--- begin Provided information ---

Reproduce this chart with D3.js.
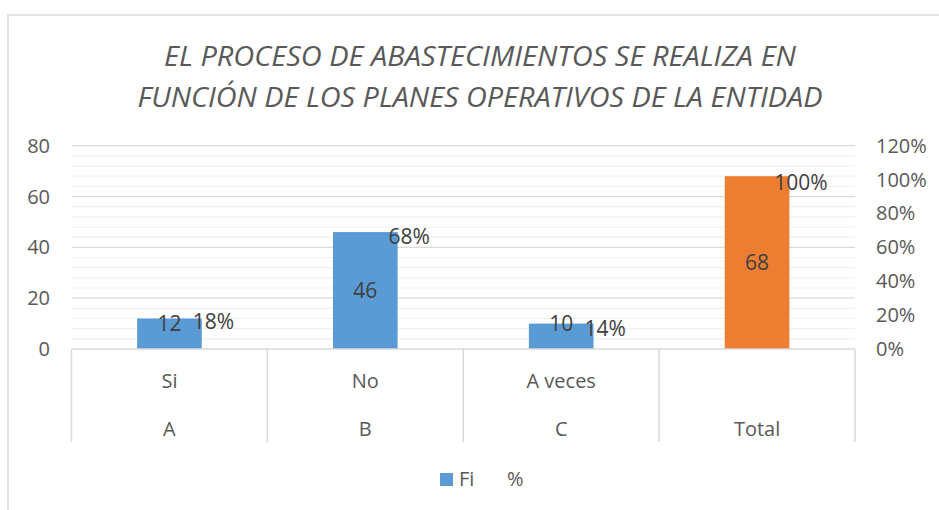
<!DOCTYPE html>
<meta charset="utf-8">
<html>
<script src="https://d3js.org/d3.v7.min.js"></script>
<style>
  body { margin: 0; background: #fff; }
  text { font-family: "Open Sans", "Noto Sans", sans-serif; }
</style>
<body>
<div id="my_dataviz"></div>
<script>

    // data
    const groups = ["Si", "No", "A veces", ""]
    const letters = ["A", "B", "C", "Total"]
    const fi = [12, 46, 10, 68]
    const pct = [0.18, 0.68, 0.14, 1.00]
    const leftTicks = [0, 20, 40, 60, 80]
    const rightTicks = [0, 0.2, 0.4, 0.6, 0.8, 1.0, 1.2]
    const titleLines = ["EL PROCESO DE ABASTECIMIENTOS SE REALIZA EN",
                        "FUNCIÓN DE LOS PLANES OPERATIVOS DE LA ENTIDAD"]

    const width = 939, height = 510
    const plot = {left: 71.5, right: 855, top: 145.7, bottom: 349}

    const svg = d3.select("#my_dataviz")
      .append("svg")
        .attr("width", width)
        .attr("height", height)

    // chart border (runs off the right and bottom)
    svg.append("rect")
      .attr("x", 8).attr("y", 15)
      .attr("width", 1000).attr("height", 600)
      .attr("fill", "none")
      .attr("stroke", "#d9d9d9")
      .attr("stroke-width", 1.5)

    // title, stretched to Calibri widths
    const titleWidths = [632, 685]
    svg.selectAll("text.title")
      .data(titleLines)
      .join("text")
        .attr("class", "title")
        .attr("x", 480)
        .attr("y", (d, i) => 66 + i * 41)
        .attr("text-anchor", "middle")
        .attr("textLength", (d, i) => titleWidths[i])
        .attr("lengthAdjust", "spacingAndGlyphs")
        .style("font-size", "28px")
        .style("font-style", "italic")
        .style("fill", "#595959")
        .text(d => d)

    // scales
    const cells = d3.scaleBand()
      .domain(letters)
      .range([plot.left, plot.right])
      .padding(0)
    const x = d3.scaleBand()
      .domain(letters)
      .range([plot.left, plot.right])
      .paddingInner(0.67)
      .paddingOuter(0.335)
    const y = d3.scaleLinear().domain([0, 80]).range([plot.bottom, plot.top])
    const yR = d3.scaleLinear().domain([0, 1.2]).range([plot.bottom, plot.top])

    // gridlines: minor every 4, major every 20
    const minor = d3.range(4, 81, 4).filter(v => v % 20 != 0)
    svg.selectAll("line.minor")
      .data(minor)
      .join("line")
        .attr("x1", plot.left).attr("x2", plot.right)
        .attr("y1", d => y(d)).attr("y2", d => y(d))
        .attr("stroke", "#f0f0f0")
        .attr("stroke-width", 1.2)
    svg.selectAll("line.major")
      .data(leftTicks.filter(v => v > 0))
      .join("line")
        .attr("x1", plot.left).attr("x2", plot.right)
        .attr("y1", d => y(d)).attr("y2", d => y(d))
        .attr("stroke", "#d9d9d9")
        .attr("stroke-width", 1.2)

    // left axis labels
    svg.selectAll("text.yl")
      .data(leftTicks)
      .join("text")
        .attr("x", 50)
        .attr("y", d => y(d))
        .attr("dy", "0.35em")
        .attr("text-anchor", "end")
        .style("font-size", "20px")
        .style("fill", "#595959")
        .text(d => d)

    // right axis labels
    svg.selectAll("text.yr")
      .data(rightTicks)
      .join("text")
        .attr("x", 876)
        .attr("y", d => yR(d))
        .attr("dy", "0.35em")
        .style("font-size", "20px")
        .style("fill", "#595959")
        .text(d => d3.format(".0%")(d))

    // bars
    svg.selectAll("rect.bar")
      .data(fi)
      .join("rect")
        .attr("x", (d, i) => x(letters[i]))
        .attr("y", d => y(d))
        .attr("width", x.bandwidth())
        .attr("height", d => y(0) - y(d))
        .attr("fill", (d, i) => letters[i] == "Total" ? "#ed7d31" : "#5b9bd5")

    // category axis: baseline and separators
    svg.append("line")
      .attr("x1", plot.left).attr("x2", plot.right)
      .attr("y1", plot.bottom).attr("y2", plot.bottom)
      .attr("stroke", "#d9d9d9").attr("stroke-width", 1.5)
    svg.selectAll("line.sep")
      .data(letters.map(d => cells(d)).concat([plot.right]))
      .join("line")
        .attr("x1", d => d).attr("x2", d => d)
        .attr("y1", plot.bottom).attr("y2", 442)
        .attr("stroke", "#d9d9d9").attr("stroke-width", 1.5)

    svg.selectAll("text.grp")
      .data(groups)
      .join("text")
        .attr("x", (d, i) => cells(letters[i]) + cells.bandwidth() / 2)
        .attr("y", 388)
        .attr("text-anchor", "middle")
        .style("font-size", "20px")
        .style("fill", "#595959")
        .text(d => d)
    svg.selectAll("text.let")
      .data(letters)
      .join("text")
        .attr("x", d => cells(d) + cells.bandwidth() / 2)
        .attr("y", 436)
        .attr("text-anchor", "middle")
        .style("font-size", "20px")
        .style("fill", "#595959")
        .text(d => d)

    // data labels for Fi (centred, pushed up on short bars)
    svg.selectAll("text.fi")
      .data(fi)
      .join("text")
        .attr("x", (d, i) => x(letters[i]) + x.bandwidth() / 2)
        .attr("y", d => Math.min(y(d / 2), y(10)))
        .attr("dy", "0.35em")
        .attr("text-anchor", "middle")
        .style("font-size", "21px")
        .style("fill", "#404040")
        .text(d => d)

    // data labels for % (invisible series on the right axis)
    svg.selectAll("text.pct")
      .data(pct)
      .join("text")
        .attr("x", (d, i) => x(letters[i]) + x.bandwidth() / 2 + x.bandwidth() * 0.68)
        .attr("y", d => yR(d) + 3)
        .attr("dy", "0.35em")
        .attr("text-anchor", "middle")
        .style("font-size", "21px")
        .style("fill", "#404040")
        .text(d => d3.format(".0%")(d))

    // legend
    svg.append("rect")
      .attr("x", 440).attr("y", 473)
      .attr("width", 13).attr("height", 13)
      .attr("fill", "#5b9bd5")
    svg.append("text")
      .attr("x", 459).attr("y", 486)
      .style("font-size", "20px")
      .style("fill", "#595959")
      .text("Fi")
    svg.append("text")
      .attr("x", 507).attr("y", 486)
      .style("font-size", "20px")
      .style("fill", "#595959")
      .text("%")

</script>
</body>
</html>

--- end Provided information ---
--- begin Provided information ---

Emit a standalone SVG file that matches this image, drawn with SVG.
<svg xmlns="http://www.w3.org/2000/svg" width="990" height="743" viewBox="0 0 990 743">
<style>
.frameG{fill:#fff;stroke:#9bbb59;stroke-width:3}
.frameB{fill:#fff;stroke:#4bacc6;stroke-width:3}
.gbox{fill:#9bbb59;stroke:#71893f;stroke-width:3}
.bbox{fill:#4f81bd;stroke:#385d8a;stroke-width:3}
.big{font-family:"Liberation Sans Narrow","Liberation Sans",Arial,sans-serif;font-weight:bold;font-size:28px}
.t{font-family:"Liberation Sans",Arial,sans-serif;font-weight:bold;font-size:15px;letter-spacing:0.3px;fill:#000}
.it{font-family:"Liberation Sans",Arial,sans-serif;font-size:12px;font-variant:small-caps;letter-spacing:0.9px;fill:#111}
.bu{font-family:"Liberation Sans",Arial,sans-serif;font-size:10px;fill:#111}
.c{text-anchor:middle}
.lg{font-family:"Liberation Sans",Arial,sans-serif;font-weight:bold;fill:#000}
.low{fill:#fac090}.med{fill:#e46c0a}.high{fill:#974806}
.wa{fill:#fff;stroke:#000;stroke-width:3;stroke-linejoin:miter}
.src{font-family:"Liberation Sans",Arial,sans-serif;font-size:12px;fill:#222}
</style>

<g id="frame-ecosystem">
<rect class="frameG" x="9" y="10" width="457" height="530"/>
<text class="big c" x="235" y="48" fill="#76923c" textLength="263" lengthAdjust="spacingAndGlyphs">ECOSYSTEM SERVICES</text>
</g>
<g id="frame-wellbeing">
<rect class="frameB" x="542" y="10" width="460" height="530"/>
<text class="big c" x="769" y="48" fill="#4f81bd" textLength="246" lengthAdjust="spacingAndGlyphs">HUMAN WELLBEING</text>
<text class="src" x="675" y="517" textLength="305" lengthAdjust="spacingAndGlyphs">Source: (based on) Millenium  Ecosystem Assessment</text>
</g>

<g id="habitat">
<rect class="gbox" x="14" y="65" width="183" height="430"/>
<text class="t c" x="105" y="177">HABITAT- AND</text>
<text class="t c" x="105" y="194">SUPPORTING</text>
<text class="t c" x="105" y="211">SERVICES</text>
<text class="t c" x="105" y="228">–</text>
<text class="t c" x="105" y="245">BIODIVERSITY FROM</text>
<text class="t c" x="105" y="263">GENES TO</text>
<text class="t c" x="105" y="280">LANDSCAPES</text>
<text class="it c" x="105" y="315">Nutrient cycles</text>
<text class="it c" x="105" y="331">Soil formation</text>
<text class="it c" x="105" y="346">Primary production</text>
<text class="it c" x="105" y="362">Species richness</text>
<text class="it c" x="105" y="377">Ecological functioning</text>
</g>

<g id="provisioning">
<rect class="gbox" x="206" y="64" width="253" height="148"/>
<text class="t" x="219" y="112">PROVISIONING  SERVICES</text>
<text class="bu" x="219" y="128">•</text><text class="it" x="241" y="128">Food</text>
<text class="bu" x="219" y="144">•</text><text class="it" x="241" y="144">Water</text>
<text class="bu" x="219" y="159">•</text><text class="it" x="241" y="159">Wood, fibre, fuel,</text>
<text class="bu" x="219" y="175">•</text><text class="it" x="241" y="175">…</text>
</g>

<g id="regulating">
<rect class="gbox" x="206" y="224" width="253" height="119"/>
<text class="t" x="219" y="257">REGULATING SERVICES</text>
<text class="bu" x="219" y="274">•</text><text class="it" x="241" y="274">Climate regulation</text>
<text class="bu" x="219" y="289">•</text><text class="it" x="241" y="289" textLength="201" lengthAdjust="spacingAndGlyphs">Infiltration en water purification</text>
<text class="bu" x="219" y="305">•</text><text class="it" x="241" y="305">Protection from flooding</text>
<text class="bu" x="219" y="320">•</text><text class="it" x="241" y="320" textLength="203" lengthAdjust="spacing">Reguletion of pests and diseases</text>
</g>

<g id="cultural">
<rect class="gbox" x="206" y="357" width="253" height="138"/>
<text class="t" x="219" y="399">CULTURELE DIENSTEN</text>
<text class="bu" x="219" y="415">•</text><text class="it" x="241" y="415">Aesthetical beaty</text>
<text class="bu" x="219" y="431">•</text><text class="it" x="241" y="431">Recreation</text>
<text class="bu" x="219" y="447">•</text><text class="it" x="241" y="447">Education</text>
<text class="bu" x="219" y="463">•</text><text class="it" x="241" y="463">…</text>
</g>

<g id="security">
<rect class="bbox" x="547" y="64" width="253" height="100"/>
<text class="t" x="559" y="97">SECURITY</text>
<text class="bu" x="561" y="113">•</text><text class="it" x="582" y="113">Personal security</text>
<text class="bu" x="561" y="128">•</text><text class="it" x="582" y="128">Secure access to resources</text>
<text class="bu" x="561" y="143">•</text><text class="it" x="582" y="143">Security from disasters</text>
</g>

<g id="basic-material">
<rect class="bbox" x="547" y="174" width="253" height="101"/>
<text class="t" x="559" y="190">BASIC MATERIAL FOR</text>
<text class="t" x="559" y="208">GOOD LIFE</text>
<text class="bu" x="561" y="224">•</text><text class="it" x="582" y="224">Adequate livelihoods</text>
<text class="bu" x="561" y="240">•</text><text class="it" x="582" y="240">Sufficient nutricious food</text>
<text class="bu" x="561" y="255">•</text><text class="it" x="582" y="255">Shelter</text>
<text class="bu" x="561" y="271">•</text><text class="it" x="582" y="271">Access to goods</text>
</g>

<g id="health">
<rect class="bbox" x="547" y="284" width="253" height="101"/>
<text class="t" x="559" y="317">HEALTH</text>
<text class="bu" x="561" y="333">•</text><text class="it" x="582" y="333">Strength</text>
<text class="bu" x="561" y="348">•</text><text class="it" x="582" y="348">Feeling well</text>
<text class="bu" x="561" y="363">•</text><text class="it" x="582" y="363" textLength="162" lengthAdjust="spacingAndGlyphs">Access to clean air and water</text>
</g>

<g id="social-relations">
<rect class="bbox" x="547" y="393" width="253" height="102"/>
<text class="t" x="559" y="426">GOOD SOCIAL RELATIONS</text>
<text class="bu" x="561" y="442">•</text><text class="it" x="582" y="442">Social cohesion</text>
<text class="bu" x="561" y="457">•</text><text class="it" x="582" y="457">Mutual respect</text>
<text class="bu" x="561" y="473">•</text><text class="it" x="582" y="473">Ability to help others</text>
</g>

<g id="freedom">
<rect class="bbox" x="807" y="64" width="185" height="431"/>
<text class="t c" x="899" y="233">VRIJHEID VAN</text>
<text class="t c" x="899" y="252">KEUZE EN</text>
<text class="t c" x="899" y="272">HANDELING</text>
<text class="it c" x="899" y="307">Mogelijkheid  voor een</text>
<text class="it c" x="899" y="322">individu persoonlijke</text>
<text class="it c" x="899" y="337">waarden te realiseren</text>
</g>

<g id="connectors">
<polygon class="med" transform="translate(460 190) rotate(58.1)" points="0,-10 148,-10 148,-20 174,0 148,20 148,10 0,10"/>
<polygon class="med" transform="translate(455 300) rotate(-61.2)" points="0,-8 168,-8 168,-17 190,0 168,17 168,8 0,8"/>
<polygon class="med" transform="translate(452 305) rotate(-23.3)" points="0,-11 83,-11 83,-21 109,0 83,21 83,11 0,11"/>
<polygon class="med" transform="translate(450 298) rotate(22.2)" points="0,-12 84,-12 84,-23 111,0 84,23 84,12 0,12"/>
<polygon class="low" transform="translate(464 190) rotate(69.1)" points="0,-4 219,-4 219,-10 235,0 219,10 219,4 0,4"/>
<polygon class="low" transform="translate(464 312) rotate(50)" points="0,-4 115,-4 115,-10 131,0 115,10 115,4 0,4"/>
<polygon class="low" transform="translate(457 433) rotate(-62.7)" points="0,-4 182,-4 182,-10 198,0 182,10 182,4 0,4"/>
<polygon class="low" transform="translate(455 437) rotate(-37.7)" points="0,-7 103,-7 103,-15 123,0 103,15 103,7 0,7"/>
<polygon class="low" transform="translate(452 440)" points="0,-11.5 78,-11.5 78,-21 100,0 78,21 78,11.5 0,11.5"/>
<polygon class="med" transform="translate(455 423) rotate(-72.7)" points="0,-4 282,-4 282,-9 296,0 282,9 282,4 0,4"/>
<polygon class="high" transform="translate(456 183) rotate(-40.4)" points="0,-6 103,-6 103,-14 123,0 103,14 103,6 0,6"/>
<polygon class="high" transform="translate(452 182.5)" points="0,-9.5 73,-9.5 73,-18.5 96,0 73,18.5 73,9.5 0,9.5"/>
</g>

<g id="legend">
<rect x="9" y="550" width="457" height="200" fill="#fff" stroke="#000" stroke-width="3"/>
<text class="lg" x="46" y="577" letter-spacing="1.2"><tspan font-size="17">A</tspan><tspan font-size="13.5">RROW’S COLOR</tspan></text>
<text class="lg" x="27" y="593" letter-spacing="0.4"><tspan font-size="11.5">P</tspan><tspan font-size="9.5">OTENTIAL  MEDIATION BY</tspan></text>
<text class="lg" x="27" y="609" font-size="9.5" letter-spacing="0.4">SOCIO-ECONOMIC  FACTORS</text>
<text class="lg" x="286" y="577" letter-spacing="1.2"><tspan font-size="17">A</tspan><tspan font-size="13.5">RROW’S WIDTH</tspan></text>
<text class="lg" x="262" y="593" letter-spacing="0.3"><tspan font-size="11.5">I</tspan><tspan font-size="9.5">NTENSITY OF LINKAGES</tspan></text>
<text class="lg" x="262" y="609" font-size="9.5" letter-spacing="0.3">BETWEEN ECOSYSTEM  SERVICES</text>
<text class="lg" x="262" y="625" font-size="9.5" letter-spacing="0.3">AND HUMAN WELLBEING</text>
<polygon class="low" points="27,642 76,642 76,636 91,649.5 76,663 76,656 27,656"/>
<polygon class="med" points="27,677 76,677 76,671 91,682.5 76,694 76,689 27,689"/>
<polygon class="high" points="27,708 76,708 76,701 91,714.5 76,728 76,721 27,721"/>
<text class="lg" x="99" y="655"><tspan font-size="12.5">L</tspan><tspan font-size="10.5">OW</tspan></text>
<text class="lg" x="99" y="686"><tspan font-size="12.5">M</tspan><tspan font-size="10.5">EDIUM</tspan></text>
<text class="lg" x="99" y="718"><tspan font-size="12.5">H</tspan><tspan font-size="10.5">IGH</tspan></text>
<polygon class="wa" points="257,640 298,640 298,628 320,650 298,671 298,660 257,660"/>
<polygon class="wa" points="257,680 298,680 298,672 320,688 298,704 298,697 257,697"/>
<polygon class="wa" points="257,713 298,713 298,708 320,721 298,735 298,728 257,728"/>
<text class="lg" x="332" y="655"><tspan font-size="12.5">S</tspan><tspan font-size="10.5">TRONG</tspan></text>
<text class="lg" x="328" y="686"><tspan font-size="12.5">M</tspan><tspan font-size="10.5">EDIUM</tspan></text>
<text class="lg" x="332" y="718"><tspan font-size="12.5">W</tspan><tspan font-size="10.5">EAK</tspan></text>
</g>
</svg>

--- end Provided information ---

=== What you need to do ===
Look through the listing and extract every line with "this" in it.

=== Solution to the problem ===
Reproduce this chart with D3.js.
Emit a standalone SVG file that matches this image, drawn with SVG.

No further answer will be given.